Als Grundsatz sollten jedoch u.E. dieselben steuerlichen Regeln zur Anwendung gelangen, die generell beim Crowdfunding Anwendung finden und von vier Grundarten ausgehen: (1) Eigenkapital / Kapitaleinlage; (2) Fremdkapital / Rückzahlung; (3) Gegenleistung / Vorauszahlung; oder (4) Zuwendung / Spende. Empfehlenswert wäre hier zudem eine Anknüpfung an die buchhalterische Erfassung von ICOs gemäss der Q&A der Kommission für Rechnungslegung von ExpertSuisse.

 

3. Fazit

Sowohl die Geldgeber wie auch die Empfänger müssen sich aber über die finanziellen Folgen einer Transaktion wie auch ihrer jeweiligen Rechte und Pflichten im Klaren sein. Die Schwierigkeit beim Crowdfunding und ICOs ist dabei, dass je nach Form ganz unterschiedliche Steuerfolgen zu beachten sind. Zudem sind unzählige Kombinationen (z.B. partiarische Darlehen mit gewinnabhängigen Zinsen, Wandelung von Fremdkapital in Eigenkapital, gemischte Schenkungen etc.) oder grenzüberschreitende Sachverhalte möglich, was die Sachlage weiter kompliziert.

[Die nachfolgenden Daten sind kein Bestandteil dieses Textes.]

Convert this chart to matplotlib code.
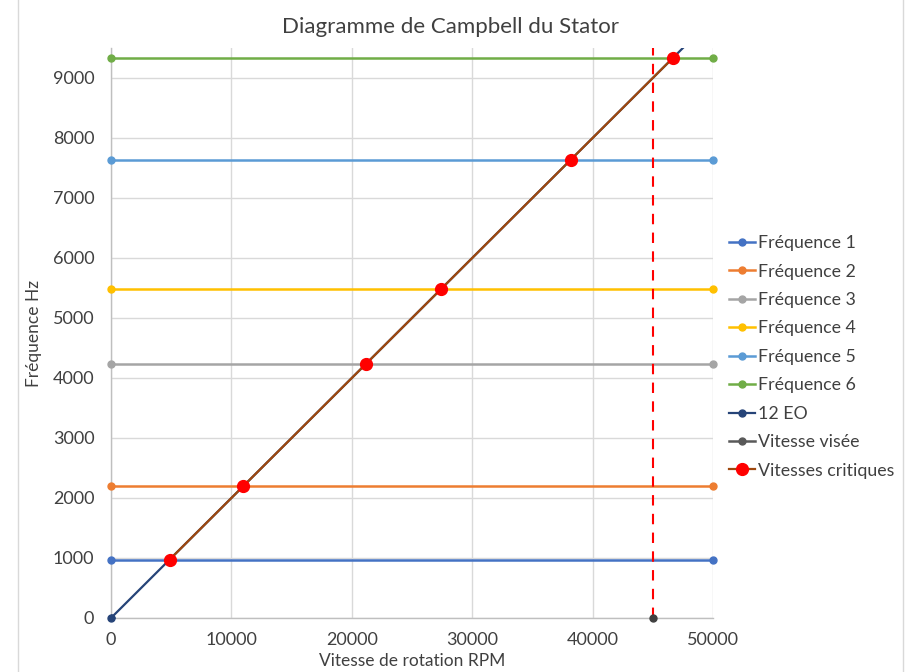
import matplotlib
matplotlib.use("Agg")
import matplotlib.pyplot as plt
from matplotlib.lines import Line2D
from matplotlib.patches import Rectangle

plt.rcParams['font.family'] = ['Lato', 'DejaVu Sans']

# Stator natural frequencies (Hz), constant over the speed range
rpm_range = [0, 50000]
freq_names = ["Fréquence 1", "Fréquence 2", "Fréquence 3",
              "Fréquence 4", "Fréquence 5", "Fréquence 6"]
freq_values = [975, 2200, 4240, 5485, 7640, 9330]
freq_colors = ["#4472C4", "#ED7D31", "#A5A5A5", "#FFC000", "#5B9BD5", "#70AD47"]

# 12th engine order excitation line
eo_rpm = [0, 50000]
eo_hz = [0, 10000]

# Target speed
target_rpm = [45000]
target_hz = [0]

# Critical speeds: crossings of 12 EO with each frequency
crit_rpm = [4875, 11000, 21200, 27425, 38200, 46650]
crit_hz = [975, 2200, 4240, 5485, 7640, 9330]

fig = plt.figure(figsize=(9.15, 6.72), dpi=100)
ax = fig.add_axes([111/915, 1 - 618/672, (713-111)/915, (618-48)/672])

txt_c = "#404040"
grid_c = "#D9D9D9"
ax.set_xlim(0, 50000)
ax.set_ylim(0, 9500)
ax.set_xticks(range(0, 50001, 10000))
ax.set_yticks(range(0, 9001, 1000))
ax.grid(True, color=grid_c, linewidth=1)
ax.set_axisbelow(True)
for s in ["top", "right"]:
    ax.spines[s].set_visible(False)
for s in ["left", "bottom"]:
    ax.spines[s].set_color("#BFBFBF")
    ax.spines[s].set_linewidth(1)
ax.tick_params(length=0, labelsize=13, labelcolor=txt_c)
ax.tick_params(axis="y", pad=12)
ax.tick_params(axis="x", pad=10)

handles = []
for name, v, c in zip(freq_names, freq_values, freq_colors):
    ln, = ax.plot(rpm_range, [v, v], color=c, lw=1.8, marker="o", ms=5,
                  clip_on=False, zorder=3, label=name)
    handles.append(ln)

eo, = ax.plot(eo_rpm, eo_hz, color="#264478", lw=1.6, marker="o", ms=5,
              zorder=3, label="12 EO")
ax.plot(eo_rpm[:1], eo_hz[:1], "o", color="#264478", ms=5, clip_on=False, zorder=5)
handles.append(eo)

# Target speed marker and dashed line
ax.axvline(target_rpm[0], color="#FF0000", lw=1.5, ls=(0, (5, 4)), zorder=4)
ax.plot(target_rpm, target_hz, "o", color="#404040", ms=5, clip_on=False, zorder=5)
handles.append(Line2D([], [], color="#595959", lw=1.8, marker="o", ms=5,
                      label="Vitesse visée"))

crit, = ax.plot(crit_rpm, crit_hz, color="#9E480E", lw=1.6, marker="o", ms=8.5,
                mfc="#FF0000", mec="#FF0000", zorder=6, label="Vitesses critiques")
handles.append(crit)

fig.text(451/915, 1 - 27/672, "Diagramme de Campbell du Stator", fontsize=16,
         color=txt_c, ha="center", va="center")
ax.set_xlabel("Vitesse de rotation RPM", fontsize=12.5, color=txt_c, labelpad=4)
ax.set_ylabel("Fréquence Hz", fontsize=12.5, color=txt_c, labelpad=8)

leg = fig.legend(handles=handles, loc="upper left",
                 bbox_to_anchor=(722/915, 1 - 228/672), frameon=False,
                 fontsize=12.8, handlelength=1.45, handletextpad=0.2,
                 labelspacing=0.7, borderaxespad=0)
for t in leg.get_texts():
    t.set_color(txt_c)

# Chart frame
fig.patches.append(Rectangle((18/915, -0.01), (903-18)/915, 1.02,
                             transform=fig.transFigure, fill=False,
                             edgecolor="#D9D9D9", lw=1))

fig.savefig("out.png", dpi=100)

Für grössere und komplexere Crowdfunding-Projekte empfiehlt sich eine Einzelfallanalyse, damit die genauen Umstände und Besonderheiten einbezogen werden können. Zudem kann der Fall mit den Steuerbehörden vorbesprochen werden, damit später keine unliebsamen Überraschungen auftauchen, welche das Überleben eines Projektes ernsthaft gefährden können.